The size of the hash table is not determinate at the very beginning. If the total size of keys is too large (e.g. size >= capacity / 10), we should double the size of the hash table and rehash every keys. Say you have a hash table looks like below:

size=3, capacity=4

[null, 21, 14, null]
       ↓    ↓
       9   null
       ↓
      null
The hash function is:

int hashcode(int key, int capacity) {
    return key % capacity;
}
here we have three numbers, 9, 14 and 21, where 21 and 9 share the same position as they all have the same hashcode 1 (21 % 4 = 9 % 4 = 1).
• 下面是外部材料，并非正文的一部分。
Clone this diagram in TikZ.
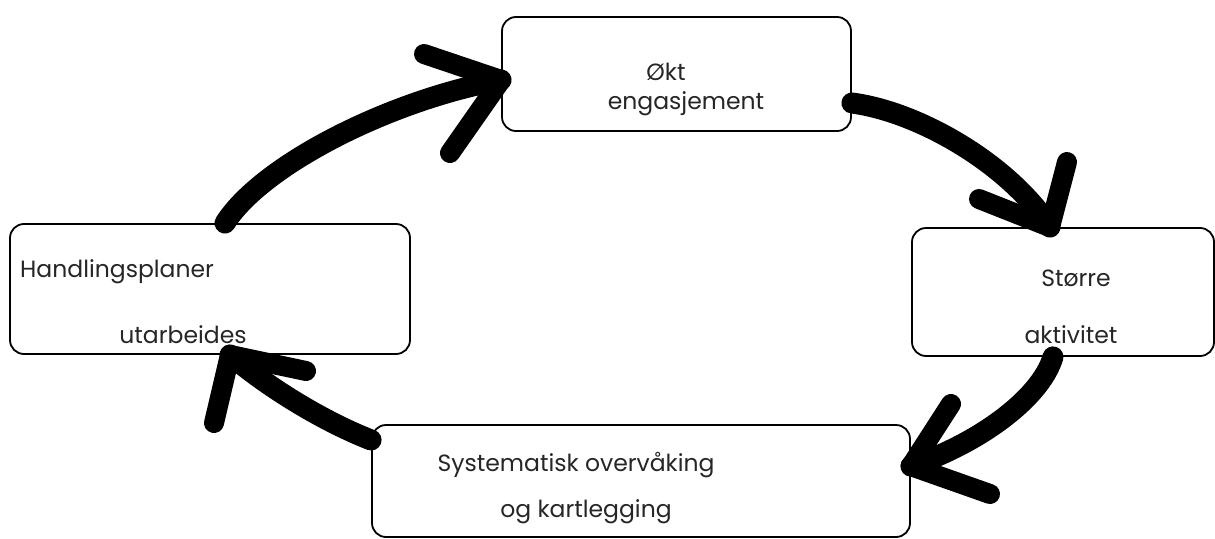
\documentclass[tikz,border=0pt]{standalone}
\usepackage{fontspec}
\setmainfont{Poppins}
\begin{document}
\begin{tikzpicture}[x=1pt,y=-1pt,
  box/.style={draw=black,line width=1.8pt,rounded corners=14pt,fill=white,inner sep=0pt},
  lbl/.style={font=\fontsize{23.5}{28}\selectfont,text=black!85,inner sep=0pt,anchor=center},
  shaft/.style={line width=21pt,line cap=round,black},
  barb/.style={line width=20pt,line cap=round,black}]
\useasboundingbox (0,0) rectangle (1215,538);
% boxes
\node[box,minimum width=349pt,minimum height=114pt] (top) at (676.5,74) {};
\node[box,minimum width=400pt,minimum height=130pt] (left) at (210,289) {};
\node[box,minimum width=302pt,minimum height=128pt] (right) at (1063,292) {};
\node[box,minimum width=538pt,minimum height=112pt] (bottom) at (641,481) {};
% labels
\node[lbl] (t1) at (666,72) {Økt};
\node[lbl] (t2) at (686,104) {engasjement};
\node[lbl,anchor=west] (l1) at (20,272) {Handlingsplaner};
\node[lbl] (l2) at (183,335) {utarbeides};
\node[lbl] (r1) at (1076,278) {Større};
\node[lbl] (r2) at (1071,335) {aktivitet};
\node[lbl] (b1) at (576,465) {Systematisk overvåking};
\node[lbl] (b2) at (586,512) {og kartlegging};
% arrow tips
\coordinate (tipA) at ([yshift=-6pt]top.west);
\coordinate (tipB) at ([xshift=-13pt]right.north);
\coordinate (tipC) at ([yshift=-42pt]bottom.north east);
\coordinate (tipD) at ([xshift=20pt]left.south);
% arrow 1: left -> top
\draw[shaft] ([xshift=15pt]left.north) .. controls (262,165) and (390,100) .. (tipA);
\draw[barb] (tipA) -- (424,54);
\draw[barb] (tipA) -- (450,153);
% arrow 2: top -> right
\draw[shaft] ([yshift=-29pt]top.east) .. controls (920,112) and (1010,165) .. (tipB);
\draw[barb] (tipB) -- (979,199);
\draw[barb] (tipB) -- (1067,162);
% arrow 3: right -> bottom
\draw[shaft] ([xshift=-10pt]right.south) .. controls (1040,400) and (975,445) .. (tipC);
\draw[barb] (tipC) -- (951,404);
\draw[barb] (tipC) -- (990,494);
% arrow 4: bottom -> left
\draw[shaft] ([yshift=41pt]bottom.west) .. controls (320,420) and (265,385) .. (tipD);
\draw[barb] (tipD) -- (214,423);
\draw[barb] (tipD) -- (306,371);
\end{tikzpicture}
\end{document}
We store them in the hash table by linked list.

rehashing this hash table, double the capacity, you will get:

size=3, capacity=8

index:   0    1    2    3     4    5    6   7
hash : [null, 9, null, null, null, 21, 14, null]
Given the original hash table, return the new hash table after rehashing .

代码

public class ListNode {
  int val;
  ListNode next;
  ListNode(int x) {
    this.val = x;
    next = null;
  }
}

public class Solution {
    public ListNode[] rehashing(ListNode[] hashTable) {
    if (hashTable.length <= 0) return hashTable;
    int newcapacity = 2 * hashtable.length;
    ListNode[] newTable = new ListNode[newcapacity];
    for (int i = 0; i < hashTable.length; i++) {
      ListNode node = hashTable[i];
      while (node != null) {
        int newIndex = (node.val % newcapacity + newcapacity) % newcapacity;
        if (newTable[newIndex] == null) {
          newTable[newIndex] = new ListNode(node.val);
        } else {
          ListNode dummy = newTable[newIndex];
          while (dummy.next != null) {
            dummy = dummy.next;
          }
          dummy.next = new ListNode(node.val);
        }
        node = node.next;
      }
    }
    return newTable;
  }
}